Running the Pipeline

Pipeline Overview

The CARLISLE pipeline operates as a modular Snakemake workflow, designed to support flexible execution on both local and cluster environments. It offers several run modes that control initialization, execution, and management of analysis sessions.

Required Arguments

Usage: carlisle -m/--runmode=<RUNMODE> -w/--workdir=<WORKDIR>

1. RUNMODE [string]:
   init       Initialize the working directory
   run        Submit jobs to the SLURM cluster (Biowulf)
   reset      Delete and reinitialize the working directory
   dryrun     Validate and preview the workflow (no jobs executed)
   unlock     Unlock the working directory after an aborted run
   runlocal   Execute the pipeline interactively on a local node
   runtest    Run the included test dataset on the cluster

2. WORKDIR [string]:
   Absolute or relative path to the desired output directory with write permissions.

Optional Arguments

Flag Description
--help, -h Display the command-line help message.
--version, -v Print the current version of CARLISLE.
--force, -f Force re-execution of all Snakemake rules (overrides cache).
--singcache, -c Define a custom Singularity cache directory. Defaults to /data/${USER}/.singularity, or ${WORKDIR}/.singularity if unavailable.

Command Descriptions

🧩 Preparation Commands

  • init (required) – Initializes the working directory by copying configuration, manifest, and Snakefiles into place. This step must be performed before any other pipeline action.
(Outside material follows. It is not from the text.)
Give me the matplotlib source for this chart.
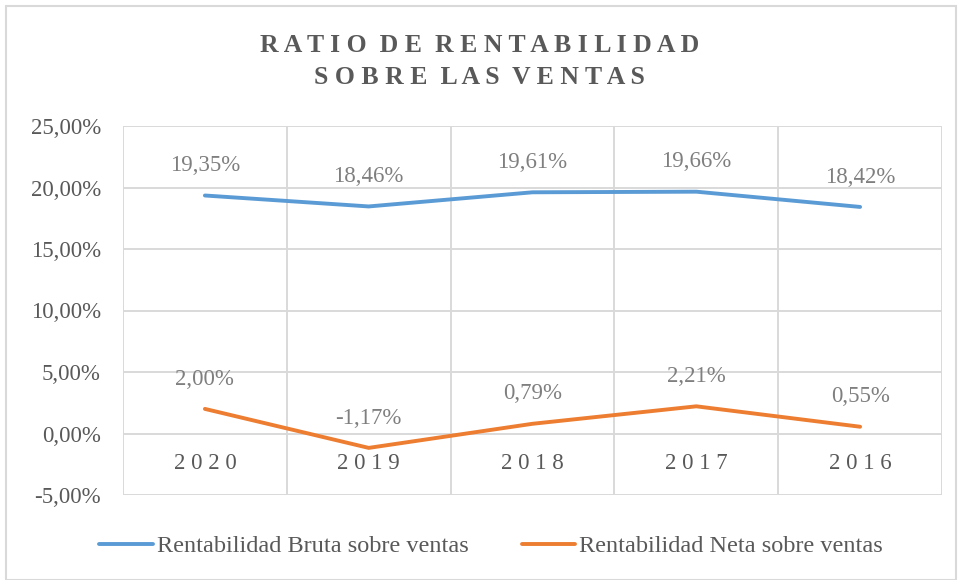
import matplotlib.pyplot as plt
from matplotlib.patches import Rectangle
from matplotlib.ticker import FuncFormatter

plt.rcParams['font.family'] = ['Liberation Serif', 'DejaVu Serif']

years = ['2020', '2019', '2018', '2017', '2016']
bruta = [19.35, 18.46, 19.61, 19.66, 18.42]
neta = [2.00, -1.17, 0.79, 2.21, 0.55]
title_lines = ['RATIO DE RENTABILIDAD', 'SOBRE LAS VENTAS']
series_names = ['Rentabilidad Bruta sobre ventas', 'Rentabilidad Neta sobre ventas']

blue = '#5b9bd5'
orange = '#ed7d31'
grid_c = '#d9d9d9'
text_c = '#595959'
label_c = '#7f7f7f'

W, H = 959, 580
fig = plt.figure(figsize=(W / 100, H / 100), dpi=100)
ax = fig.add_axes([123 / W, 1 - 495 / H, (942 - 123) / W, (495 - 126) / H])

# outer chart border
fig.patches.append(Rectangle((6 / W, 0 / H), (956 - 6) / W, (574 - 0) / H,
                             transform=fig.transFigure, fill=False,
                             edgecolor=grid_c, lw=1.5))

x = list(range(len(years)))
ax.plot(x, bruta, color=blue, lw=2.8, solid_capstyle='round', label=series_names[0], zorder=3)
ax.plot(x, neta, color=orange, lw=2.8, solid_capstyle='round', label=series_names[1], zorder=3)

for xi, v in zip(x, bruta):
    ax.annotate(f'{v:.2f}%'.replace('.', ','), (xi, v), xytext=(0, 21.5),
                textcoords='offset points', ha='center', va='center',
                fontsize=16.5, color=label_c)
for xi, v in zip(x, neta):
    ax.annotate(f'{v:.2f}%'.replace('.', ','), (xi, v), xytext=(0, 21.5),
                textcoords='offset points', ha='center', va='center',
                fontsize=16.5, color=label_c)

# category labels sit just under the zero line
for xi, yr in zip(x, years):
    ax.annotate(' '.join(yr), (xi, 0), xytext=(0, -21.5),
                textcoords='offset points', ha='center', va='center',
                fontsize=16.5, color=text_c)

ax.set_xlim(-0.5, len(years) - 0.5)
ax.set_ylim(-5, 25)
ax.set_yticks([-5, 0, 5, 10, 15, 20, 25])
ax.yaxis.set_major_formatter(FuncFormatter(lambda v, p: f'{v:.2f}%'.replace('.', ',')))
ax.tick_params(axis='y', length=0, pad=16, labelsize=16.5, labelcolor=text_c)
ax.set_xticks([])

for v in [-5, 0, 5, 10, 15, 20, 25]:
    ax.axhline(v, color=grid_c, lw=1.4, zorder=1)
for b in [i - 0.5 for i in range(len(years) + 1)]:
    ax.axvline(b, color=grid_c, lw=1.4, zorder=1)
for s in ax.spines.values():
    s.set_visible(False)

for i, line in enumerate(title_lines):
    spaced = '  '.join(' '.join(w) for w in line.split(' '))
    fig.text(0.5, 1 - (46 + 32 * i) / H, spaced, ha='center', va='center',
             fontsize=18.5, fontweight='bold', color=text_c)

fig.legend(loc='center', bbox_to_anchor=(491 / W, 1 - 546 / H), ncol=2,
           frameon=False, fontsize=17.5, handlelength=2.2, handletextpad=0.15,
           columnspacing=2.2, labelcolor=text_c)

fig.savefig('out.png', dpi=100)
  • Use the -f or --force flag to reinitialize an existing directory.

  • dryrun (optional) – Performs a non-executing validation of the Snakemake DAG, checking for syntax issues, missing files, or permission problems before a full run.

⚙️ Processing Commands

  • runlocal – Executes the workflow on a local interactive node. This mode is suitable for quick testing or smaller datasets but should only be used within a Biowulf interactive session (sinteractive).

  • run – Submits the workflow to the Biowulf HPC cluster via SLURM. CARLISLE manages job scheduling, dependencies, and notifications. Email alerts are automatically sent for job start, errors, and completion.

🧰 Maintenance Commands

  • unlock – Unlocks the working directory if Snakemake terminates unexpectedly or a previous job is interrupted.

  • runtest – Executes a small, bundled test dataset to verify installation and configuration integrity.


Usage Syntax

All commands follow a consistent syntax:

carlisle --runmode=<COMMAND> --workdir=/path/to/output/dir

For example:

carlisle --runmode=init --workdir=/data/$USER/project

Typical Workflow Example

A standard execution sequence on the Biowulf cluster would include the following steps:

# Step 1: Initialize working directory
carlisle --runmode=init --workdir=/path/to/output/dir

# Step 2: Perform a dry run to validate the workflow
carlisle --runmode=dryrun --workdir=/path/to/output/dir

# Step 3: Submit the full workflow to the cluster
carlisle --runmode=run --workdir=/path/to/output/dir

Recommendation: Always perform a dry run before full execution to verify file paths, environment modules, and configuration correctness.